Итак, сырьевая отрасль не нуждается в таком скором прогрессе, какой ныне характерен для прочих видов человеческой деятельности. В то же время сырьевикам не хочется отставать. И от них постоянно исходит стремление (пусть не явное, а только подсознательное) притормозить остальных.[143]

Само по себе это ещё не страшно. Но к сырьевому торможению неизменно присоединяются чиновники.

Одними командами, без глубокого проникновения в суть дела, сложное производство — не говоря уж о научном исследовании — не управляется. Знаменитый американский генерал Лесли Гровс, руководя Манхэттенским проектом по созданию ядерной бомбы, благоразумно не вдавался ни в какие тонкости работы учёных и инженеров, а ограничился лишь снабжением да охраной свежепостроенных наукоградов — и то учёные постоянно возмущались сложностями информационного обмена в условиях секретности. А не менее знаменитый генерал Аугусто Пиночет Угарте отдал ученикам чикагского экономиста Милтона Фридмана всё управление экономикой Чили — и до сих пор остаётся едва ли не единственным латиноамериканским диктатором, которого после ухода от власти добрая половина страны вспоминает с благодарностью.

Но в дела простого хозяйства так и тянет вмешаться. Мол, какие сложности в той же нефтедобыче? Пробурил — и качай.

Сложностей, конечно, хватает и здесь. И технических, и организационных: вспомните частные скважины казённого ЮКОСа. Но осознаётся это лишь после того, как старые грабли разобьют новые лбы.

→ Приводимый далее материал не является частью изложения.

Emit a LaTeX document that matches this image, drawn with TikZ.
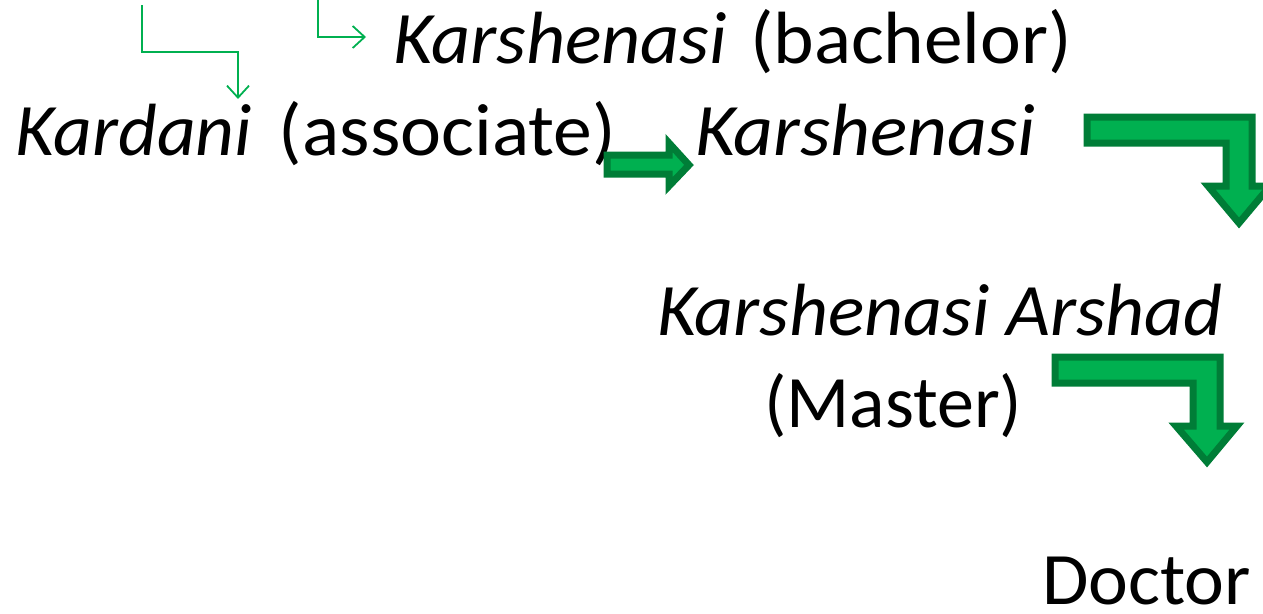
\documentclass[tikz,border=0pt]{standalone}
\usepackage{fontspec}
\setmainfont{Carlito}
\usetikzlibrary{arrows.meta}
\definecolor{grn}{RGB}{0,176,80}
\definecolor{dgrn}{RGB}{0,125,55}
\newcommand{\stre}[2]{{\addfontfeature{FakeStretch=#1}#2}}
\tikzset{
  lbl/.style={anchor=base west, inner sep=0pt, outer sep=0pt, text depth=0pt, font=\fontsize{74}{88}\selectfont},
  thin/.style={draw=grn, line width=1.8pt, -{Straight Barb[length=12pt,width=22pt,line width=1.8pt]}},
  block/.style={fill=grn, draw=dgrn, line width=7pt, line join=miter}
}
\begin{document}
\begin{tikzpicture}[x=1pt,y=-1pt]
\useasboundingbox (0,0) rectangle (1263,613);
\clip (0,0) rectangle (1263,613);
\node[lbl] (bach) at (393,63) {\itshape\stre{1.03}{Karshenasi}\upshape\hspace{23pt}\stre{1.045}{(bachelor)}};
\node[lbl] (kard) at (16,155) {\itshape\stre{1.02}{Kardani}\upshape\hspace{27pt}\stre{1.05}{(associate)}};
\node[lbl] (kars) at (695,155) {\itshape\stre{1.05}{Karshenasi}};
\node[lbl] (arsh) at (657,335) {\itshape\stre{1.025}{Karshenasi Arshad}};
\node[lbl] (mast) at (764,427) {(Master)};
\node[lbl] (doct) at (1042,604) {\stre{1.02}{Doctor}};
% thin connectors
\coordinate (s1) at (142,5);
\coordinate (e1) at (238,99);
\coordinate (s2) at (318,-2);
\coordinate (e2) at (366,37);
\draw[thin] (s1) |- (190,52) -| (e1);
\draw[thin] (s2) |- (e2);
% block arrows
\draw[block] (607,155) -- (669,155) -- (669,143) -- (689,165) -- (669,186) -- (669,174) -- (607,174) -- cycle;
\draw[block] (1087,117) -- (1252,117) -- (1252,186) -- (1270,186) -- (1239,223) -- (1208,186) -- (1226,186) -- (1226,143) -- (1087,143) -- cycle;
\draw[block] (1055,357) -- (1220,357) -- (1220,426) -- (1237,426) -- (1207,462) -- (1176,426) -- (1193,426) -- (1193,383) -- (1055,383) -- cycle;
\end{tikzpicture}
\end{document}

Чиновнику, чей аппетит распалён страстью ко вмешательству в чужие дела и лёгкостью наживы, мешает любой, чьего ума хватит для предвидения последствий командования бизнесом. Отсюда бессчётные манёвры в сторону ухудшения образования — от Болонского процесса в Европейском Союзе (чья бюрократия контролирует в экономике куда больше нынешней российской[144]) до Единого Государственного Экзамена, подменяющего понимание зазубриванием.